离乡,离国或是现代人生命中决绝的转向,但其背后折射出的实在是太寻常的人生经验,就像罗伯特·弗罗斯特笔下的“黄色的树林里分出两条路,可惜我不能同时去涉足”,因而“我选了人迹更少的一条,从此决定了我一生的道路。”每个人都只能沿循一条人生的岔路,而那条“未选择的路”永远成为一种蛊惑,甚至以自己当前生活的种种不如意为养分,肆意滋长,为了使自己安于现状,很多人选择重构记忆——吃不到的葡萄是酸的,只有这样,才可强行要求自己不去吃,不去想。

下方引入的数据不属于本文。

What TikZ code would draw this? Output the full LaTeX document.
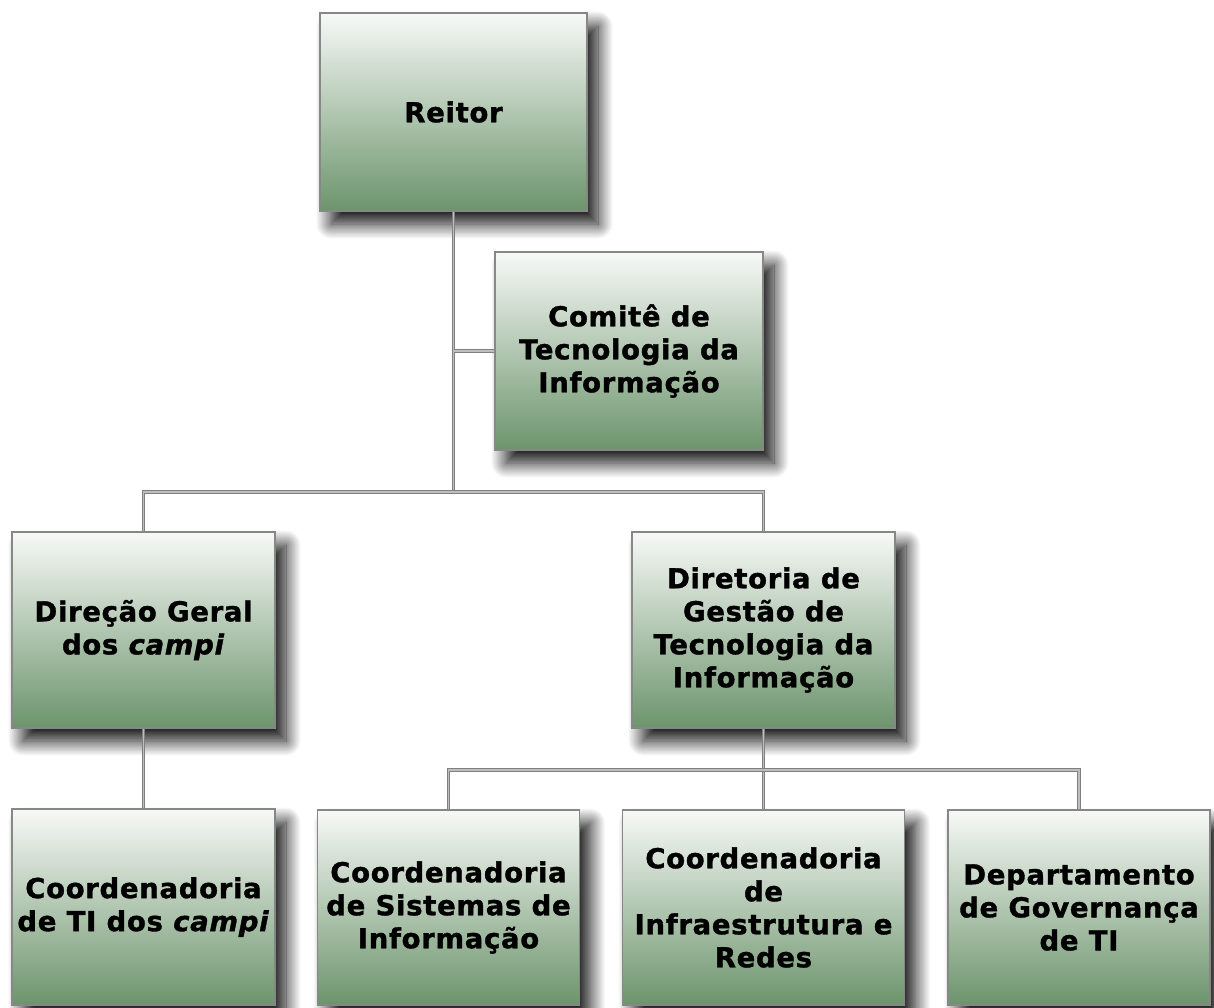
\documentclass[tikz,border=0pt]{standalone}
\usepackage{fontspec}
\setmainfont{DejaVu Sans}[LetterSpace=2.5, BoldFeatures={FakeBold=1.3}, BoldItalicFeatures={FakeBold=1.3}]
\usetikzlibrary{shadows.blur}
\definecolor{boxtop}{RGB}{247,249,247}
\definecolor{boxbot}{RGB}{108,148,108}
\definecolor{boxline}{RGB}{135,135,135}
\definecolor{linedark}{RGB}{128,128,128}
\definecolor{linelight}{RGB}{190,190,190}
\tikzset{
  orgbox/.style={rectangle, draw=boxline, line width=1.3pt,
    top color=boxtop, bottom color=boxbot, inner sep=0pt,
    align=center, font=\fontsize{27.5}{33}\selectfont\bfseries,
    blur shadow={shadow xshift=11pt, shadow yshift=-13pt,
      shadow blur radius=15pt, shadow blur steps=25, shadow opacity=95}},
  conn/.style={draw=linedark, line width=1.1pt, double=linelight,
    double distance=1.4pt}
}
\begin{document}
\begin{tikzpicture}[x=1pt,y=-1pt]
\useasboundingbox (0,0) rectangle (1214,1007);
\node[orgbox, minimum width=267pt, minimum height=198pt] (reitor) at (453.5,112) {Reitor};
\node[orgbox, minimum width=268pt, minimum height=198pt] (comite) at (629,351) {Comitê de\\Tecnologia da\\Informação};
\node[orgbox, minimum width=263pt, minimum height=196pt] (direcao) at (143.5,630) {Direção Geral\\dos \textit{campi}};
\node[orgbox, minimum width=263pt, minimum height=196pt] (diretoria) at (763.5,630) {Diretoria de\\Gestão de\\Tecnologia da\\Informação};
\node[orgbox, minimum width=263pt, minimum height=196pt] (coordti) at (143.5,907) {Coordenadoria\\de TI dos \textit{campi}};
\node[orgbox, minimum width=262pt, minimum height=195pt] (sistemas) at (448.5,907.5) {Coordenadoria\\de Sistemas de\\Informação};
\node[orgbox, minimum width=282pt, minimum height=195pt] (infra) at (763.5,907.5) {Coordenadoria\\de\\Infraestrutura e\\Redes};
\node[orgbox, minimum width=262pt, minimum height=195pt] (depto) at (1079,907.5) {Departamento\\de Governança\\de TI};
\coordinate (j1) at (453.5,492);
\coordinate (jc) at (453.5,351);
\coordinate (j2) at (763.5,770);
\draw[conn] (reitor.south) -- (j1);
\draw[conn] (jc) -- (comite.west);
\draw[conn] (direcao.north) |- (j1) -| (diretoria.north);
\draw[conn] (direcao.south) -- (coordti.north);
\draw[conn] (diretoria.south) -- (infra.north);
\draw[conn] (sistemas.north) |- (j2) -| (depto.north);
\end{tikzpicture}
\end{document}
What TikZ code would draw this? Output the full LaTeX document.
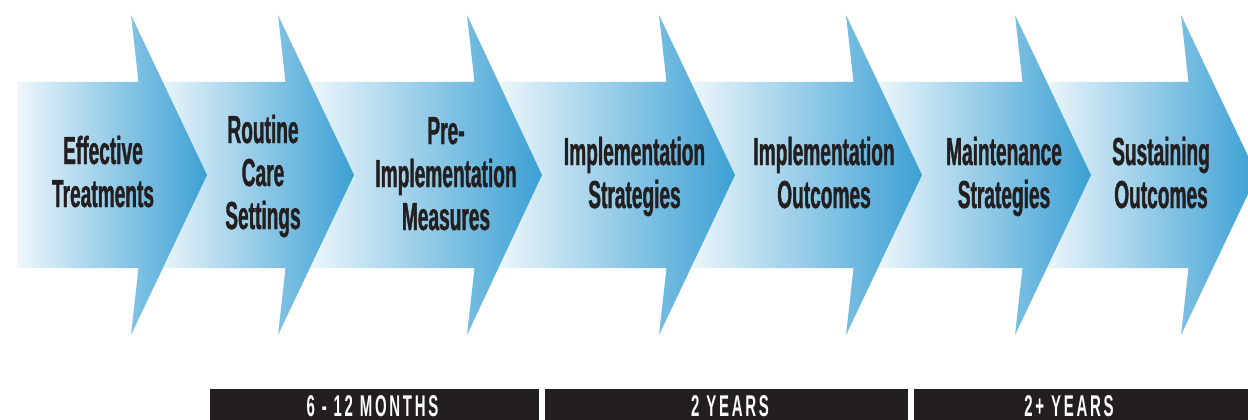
\documentclass[tikz,border=0pt]{standalone}
\usepackage{fontspec}
\newfontfamily\arrowfont{Liberation Sans}[FakeStretch=0.49,FakeBold=1]
\newfontfamily\barfont{Liberation Sans}[FakeStretch=0.5,LetterSpace=9]
\definecolor{arrowblue}{RGB}{60,160,212}
\definecolor{inkblack}{RGB}{35,31,32}

\begin{document}
\begin{tikzpicture}[x=1pt,y=-1pt,
  steplabel/.style={font=\arrowfont\bfseries\fontsize{39}{43}\selectfont,
    text=inkblack, align=center, anchor=base, inner sep=0pt},
  barbox/.style={fill=inkblack, draw=none, inner sep=0pt, anchor=north,
    minimum height=45pt},
  periodtext/.style={font=\barfont\bfseries\fontsize{30}{30}\selectfont,
    text=white, anchor=base, inner sep=0pt}]
\clip (0,0) rectangle (1248,420);
\fill[white] (0,0) rectangle (1248,420);

% chevron arrows, drawn right to left so every head lies over the next band
\foreach \g/\s/\h/\t in {1023/1023/1181/1257, 854/854/1015/1091,
    667/667/846/922, 474/474/659/735, 286/286/467/542,
    138/138/278/354, 0/17/131/207}{
  \begin{scope}
    \clip (\s,82) -- (\h+7.5,82) -- (\h,15) -- (\t,175) -- (\h,335)
      -- (\h+7.5,268) -- (\s,268) -- cycle;
    \shade[left color=white, right color=arrowblue] (\g,10) rectangle (\t,340);
  \end{scope}
}

% step labels (placed by the baseline of their last line)
\node[steplabel] (t1) at (103,207) {Effective\\Treatments};
\node[steplabel] (t2) at (263,229) {Routine\\Care\\Settings};
\node[steplabel] (t3) at (446,230) {Pre-\\Implementation\\Measures};
\node[steplabel] (t4) at (634.5,208) {Implementation\\Strategies};
\node[steplabel] (t5) at (824,208) {Implementation\\Outcomes};
\node[steplabel] (t6) at (1004,208) {Maintenance\\Strategies};
\node[steplabel] (t7) at (1161,208) {Sustaining\\Outcomes};

% time bars
\node[barbox, minimum width=329pt] (b1) at (374.5,389) {};
\node[barbox, minimum width=363pt] (b2) at (726.5,389) {};
\node[barbox, minimum width=346pt] (b3) at (1087,389) {};
\node[periodtext] (p1) at (372.5,416) {6 - 12 MONTHS};
\node[periodtext] (p2) at (730,416) {2 YEARS};
\node[periodtext] (p3) at (1069,416) {2+ YEARS};
\end{tikzpicture}
\end{document}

两周前,一个中国同学带我去参加爱荷华城华人社区的烧烤派对,来的人多是已在此拖家带口,生活工作多年的华人移民。有位头发灰白的中年人听说我是上海来的,很兴奋地告诉我,他是交大毕业的,希望从我的口中得到几句钦慕和奉承。而后,我看着他和每个人寒暄的时候,目光里都流露出相似的热望,等待别人提起上海,提起在国内上大学,他好顺理成章地说:“我早年毕业于上海交大。”这个情境让我想到离国前对支内工人子弟的访谈,有位随父母迁徙到安徽长大的网友告诉我,他们住的地方有家人早年从上海过来,那家的孩子生长于当地,却逢人就用一口夹生的沪语说“阿拉窝里是上海来的。”这就是另一个版本,如任由思念蔓生,自己会活成他人眼中的丑角,白先勇《永远的尹雪艳》里沉溺在上海情调的“台北人”,多少带有病态的滑稽。人生是一个苍凉的手势,大家对这个手势的期许更多是潇洒,是“挥一挥衣袖,不带走一片云彩。”
于是才读懂《圣经·创世纪》里罗得的妻子回头看一眼所多玛和蛾墨拉,就变成一根盐柱的章节,于是才明白为何古希腊神话里的俄尔普斯把爱人欧律狄克从冥界带走,却因回头看了一眼,欧律狄克就遭遇了第二次的死亡,消失在冥界的深处。“往前走,不回头”不过是对自己过往经历的叙事,人生不如意十有八九,但我们都需要反复宣扬对自己选择的无悔,才能继续信任那个做出选择的自己,也才能硬起胸膛义无反顾地往前走。